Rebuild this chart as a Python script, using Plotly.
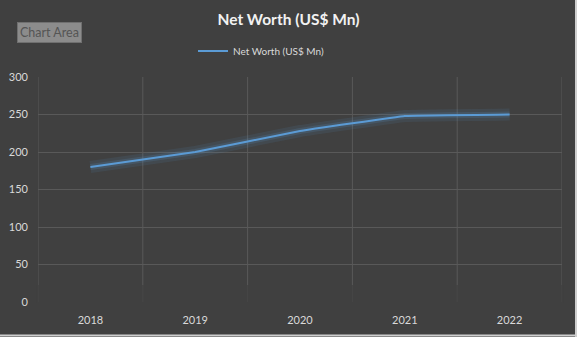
import plotly.graph_objects as go

years = ["2018", "2019", "2020", "2021", "2022"]
net_worth = [180, 200, 228, 248, 250]
y_ticks = [0, 50, 100, 150, 200, 250, 300]

W, H = 577, 337
ML, MR, MT, MB = 38, 15, 77, 35
PW, PH = W - ML - MR, H - MT - MB

def px_x(p):
    return (p - ML) / PW

def px_y(p):
    return (H - MB - p) / PH

fig = go.Figure()
# glow
fig.add_trace(go.Scatter(x=years, y=net_worth, mode="lines",
                         line=dict(color="rgba(91,155,213,0.10)", width=12, shape="spline", smoothing=0.15),
                         showlegend=False, hoverinfo="skip"))
fig.add_trace(go.Scatter(x=years, y=net_worth, mode="lines",
                         line=dict(color="rgba(91,155,213,0.16)", width=6, shape="spline", smoothing=0.15),
                         showlegend=False, hoverinfo="skip"))
fig.add_trace(go.Scatter(x=years, y=net_worth, mode="lines", name="Net Worth (US$ Mn)",
                         line=dict(color="#5b9bd5", width=2, shape="spline", smoothing=0.15)))

fig.update_layout(
    width=W, height=H,
    margin=dict(l=ML, r=MR, t=MT, b=MB, autoexpand=False),
    paper_bgcolor="#404040", plot_bgcolor="#404040",
    font=dict(family="Lato, Open Sans, sans-serif", color="#d9d9d9", size=11),
    title=dict(text="<b>Net Worth (US$ Mn)</b>", x=0.5, xanchor="center", y=1 - 20 / H, yanchor="middle",
               font=dict(size=15.5, color="#f2f2f2", family="Lato, Open Sans, sans-serif")),
    legend=dict(orientation="h", x=px_x(193), xanchor="left", y=px_y(51), yanchor="middle",
                font=dict(size=10, color="#d9d9d9"), bgcolor="rgba(0,0,0,0)", itemwidth=30),
    showlegend=True,
)
fig.update_xaxes(type="category", showgrid=False, zeroline=False, showline=False, automargin=False,
                 ticks="", ticklabelstandoff=10, tickfont=dict(size=11, color="#d9d9d9"), range=[-0.5, 4.5])
fig.update_yaxes(range=[0, 300], tickvals=y_ticks, showgrid=True, gridcolor="#595959", gridwidth=1,
                 zeroline=False, showline=False, ticks="", ticklabelstandoff=9, automargin=False,
                 tickfont=dict(size=11, color="#d9d9d9"))

# vertical category-boundary gridlines
for i in range(6):
    fig.add_shape(type="line", xref="x", yref="paper", x0=i - 0.5, x1=i - 0.5, y0=0, y1=1,
                  line=dict(color="#595959", width=1), layer="below")
# fade at bottom of plot area
fig.add_shape(type="rect", xref="paper", yref="paper", x0=-0.002, x1=1.002, y0=-0.005, y1=px_y(285),
              fillcolor="rgba(64,64,64,0.75)", line=dict(width=0), layer="below")

# outer light border (right & bottom)
fig.add_shape(type="line", xref="paper", yref="paper", x0=px_x(576), x1=px_x(576), y0=px_y(0), y1=px_y(337),
              line=dict(color="#cfcfcf", width=2))
fig.add_shape(type="line", xref="paper", yref="paper", x0=px_x(0), x1=px_x(577), y0=px_y(335.5), y1=px_y(335.5),
              line=dict(color="#cfcfcf", width=2))

# "Chart Area" tooltip
fig.add_annotation(text="Chart Area", xref="paper", yref="paper", x=px_x(49), y=px_y(32),
                   xanchor="center", yanchor="middle",
                   showarrow=False, font=dict(size=12.5, color="#555555"),
                   bgcolor="#8c8c8c", bordercolor="#707070", borderwidth=1, borderpad=2)

fig.write_html("out.html")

┄┄┄┄┄┄

Pictures are excluded: retype only the lines from the beginning of the listing above through the line with "return (H - MB - p) / PH", both included.

Rebuild this chart as a Python script, using Plotly.
import plotly.graph_objects as go

years = ["2018", "2019", "2020", "2021", "2022"]
net_worth = [180, 200, 228, 248, 250]
y_ticks = [0, 50, 100, 150, 200, 250, 300]

W, H = 577, 337
ML, MR, MT, MB = 38, 15, 77, 35
PW, PH = W - ML - MR, H - MT - MB

def px_x(p):
    return (p - ML) / PW

def px_y(p):
    return (H - MB - p) / PH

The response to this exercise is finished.